The "soundness of the argument" is that there are two choices: naturalism, and supernaturalism; Reason, and faith. So-called "natural revelation" requires reason to determine the nature of the object in question; but it requires faith to place its nature in the category of "supernaturally created." Intuition as "immediate apprehension," by natural methods of human neurology and psychology, can account for both type of revelation, without resorting to supernaturalism.


No naturalist who is also atheist has any justified true belief in either kind of revelation of the supernatural. The naturalist who believes in 'natural' revelation is not an atheist. The person who believes in 'revealed' revelations is not a naturalist." "Natural" revelations are not revelations of metaphysical naturalism and have nothing to do with "intuition" as defined above.

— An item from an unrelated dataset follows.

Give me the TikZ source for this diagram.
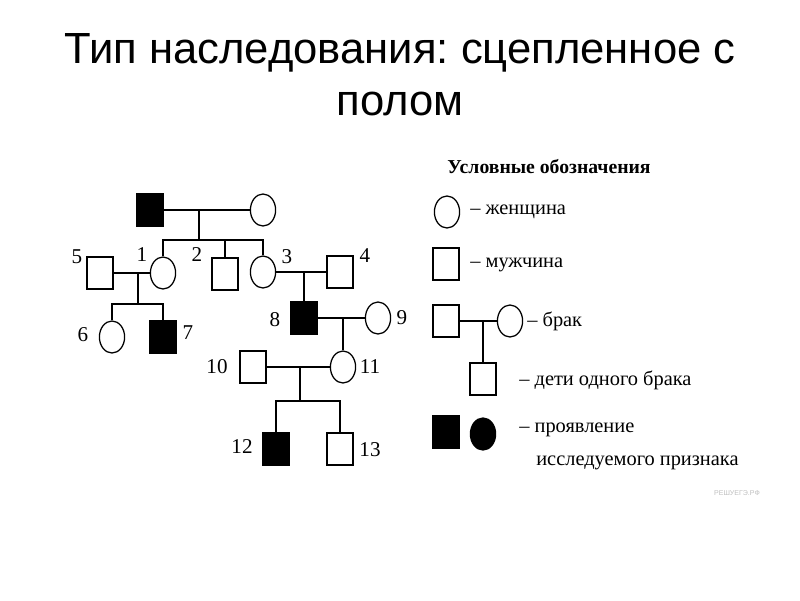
\documentclass[tikz,border=0pt]{standalone}
\usepackage{fontspec}
\setmainfont{Liberation Serif}
\newfontfamily\titlefont{Liberation Sans}
\usetikzlibrary{shapes.geometric}
\frenchspacing

\begin{document}
\begin{tikzpicture}[x=0.025cm, y=-0.025cm, line width=0.9pt,
    every node/.style={font=\fontsize{15}{18}\selectfont},
    male/.style={draw, rectangle, minimum width=0.65cm, minimum height=0.8cm, inner sep=0pt},
    female/.style={draw, ellipse, minimum width=0.63cm, minimum height=0.8cm, inner sep=0pt},
    ill/.style={fill=black},
    keytext/.style={anchor=west, font=\fontsize{14.5}{17}\selectfont}]
  \useasboundingbox (0,0) rectangle (800,600);
  % title
  \node[font=\titlefont\fontsize{31}{37}\selectfont, anchor=base] (title1) at (400,63) {Тип наследования: сцепленное с};
  \node[font=\titlefont\fontsize{31}{37}\selectfont, anchor=base] (title2) at (400,115) {полом};

  % generation I
  \node[male, ill] (p0) at (150,210) {};
  \node[female] (f0) at (263,210) {};
  \coordinate (u0) at (199,210);
  \coordinate (s0) at (199,240);
  \draw (p0) -- (f0);
  \draw (u0) -- (s0);

  % generation II
  \node[female] (c1) at (163,273) {};
  \node[male] (c2) at (225,274) {};
  \node[female] (c3) at (263,272) {};
  \draw (c1.north) |- (s0) -| (c3.north);
  \draw (c2.north) -- (c2.north |- s0);
  \node[male] (c5) at (100,273) {};
  \node[male] (c4) at (340,272) {};
  \coordinate (u1) at (138,273);
  \coordinate (s1) at (138,304);
  \coordinate (u2) at (304,272);
  \draw (c5) -- (c1);
  \draw (c3) -- (c4);

  % generation III
  \node[female] (c6) at (112,337) {};
  \node[male, ill] (c7) at (163,337) {};
  \draw (u1) -- (s1);
  \draw (c6.north) |- (s1) -| (c7.north);
  \node[male, ill] (c8) at (304,318) {};
  \node[female] (c9) at (378,318) {};
  \coordinate (u3) at (343,318);
  \draw (u2) -- (c8.north);
  \draw (c8) -- (c9);

  % generation IV
  \node[male] (c10) at (253,367) {};
  \node[female] (c11) at (343,367) {};
  \coordinate (u4) at (300,367);
  \coordinate (s4) at (300,401);
  \draw (u3) -- (c11.north);
  \draw (c10) -- (c11);
  \draw (u4) -- (s4);

  % generation V
  \node[male, ill] (c12) at (276,449) {};
  \node[male] (c13) at (340,449) {};
  \draw (c12.north) |- (s4) -| (c13.north);

  % numbers
  \node (n5) at (77,257) {5};
  \node (n1) at (142,255) {1};
  \node (n2) at (197,255) {2};
  \node (n3) at (287,257) {3};
  \node (n4) at (365,256) {4};
  \node (n6) at (83,335) {6};
  \node (n7) at (188,333) {7};
  \node (n8) at (275,320) {8};
  \node (n9) at (402,318) {9};
  \node (n10) at (217,367) {10};
  \node (n11) at (370,367) {11};
  \node (n12) at (242,447) {12};
  \node (n13) at (370,450) {13};

  % legend
  \node[font=\bfseries\fontsize{14}{16}\selectfont] (legend) at (549,167) {Условные обозначения};
  \node[female] (kf) at (447,212) {};
  \node[keytext] (kft) at (465,212) {– женщина};
  \node[male] (km) at (446,264) {};
  \node[keytext] (kmt) at (465,265) {– мужчина};
  \node[male] (ka) at (446,321) {};
  \node[female] (kb) at (510,321) {};
  \coordinate (ku) at (483,321);
  \draw (ka) -- (kb);
  \node[keytext] (kbt) at (522,321) {– брак};
  \node[male] (kc) at (483,379) {};
  \draw (ku) -- (kc.north);
  \node[keytext] (kct) at (514,380) {– дети одного брака};
  \node[male, ill] (kx) at (446,432) {};
  \node[female, ill] (ky) at (483,434) {};
  \node[keytext] (kxt) at (514,430) {– проявление};
  \node[keytext] (kyt) at (531,463) {исследуемого признака};
  \node[font=\titlefont\fontsize{5}{6}\selectfont, text=gray!50] (mark) at (737,493) {РЕШУЕГЭ.РФ};
\end{tikzpicture}
\end{document}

You continued in your response to me: "Well, obviously the naturalist wouldn’t see the natural order as revelation about God. The phrase ‘revelation’ can still be rehabilitated, though, because if one wants to get to the bottom of just what reality is all about, than they are going to have to rely on more than just introspection. They’ll have to open their eyes and let the universe around them ‘tell’ them about itself. You cannot deduce the law of gravity. For that you must drop an object and allow it to ‘reveal’ its speed as it rushes to the earth."


And that, my friend, is exactly what "intuition" is when it is left devoid of any supernatural origins and overtones. Rune's Dictionary of Philosophy is not interested in determining where such "intuitions" come from. That is for science to decide, after which philosophers and theologians may argue what it means, and whether or not the epistemic roots of the investigation contained strict scientific integrity.

You also said, "Atheists may not be looking for evidence of revelation but my contention is that they ought to be, and that they ought to do so without prejudging the issue, because that would be circular reasoning." You base this on your premise that we must let the universe tell us about itself. In the sense that men "intuit" the information the universe provides us, I totally agree. We cannot see without looking.


And if some men intuit the supernatural in their seeing, it does not speak to what the universe is trying to tell us; it speaks only to the principles of epistemology and the accepted metaphysics of the one who says he sees.


Thank you, Anthony "sntjohnny" Horvath, for the "back-and-forth" nature of our discussion. This is what human discussion is supposed to be. You, and I, and our readers, know that there are those out there in the world who could not have a dialectic such at we are having.


sntjohnny and I have agreed to keep this discussion going until we reach what each of us considers a good ending. It may happen every 10 days to two week, more or less, give or take, as we see fit. I will always be certain to link the threads together for you, as he did at the top of his piece.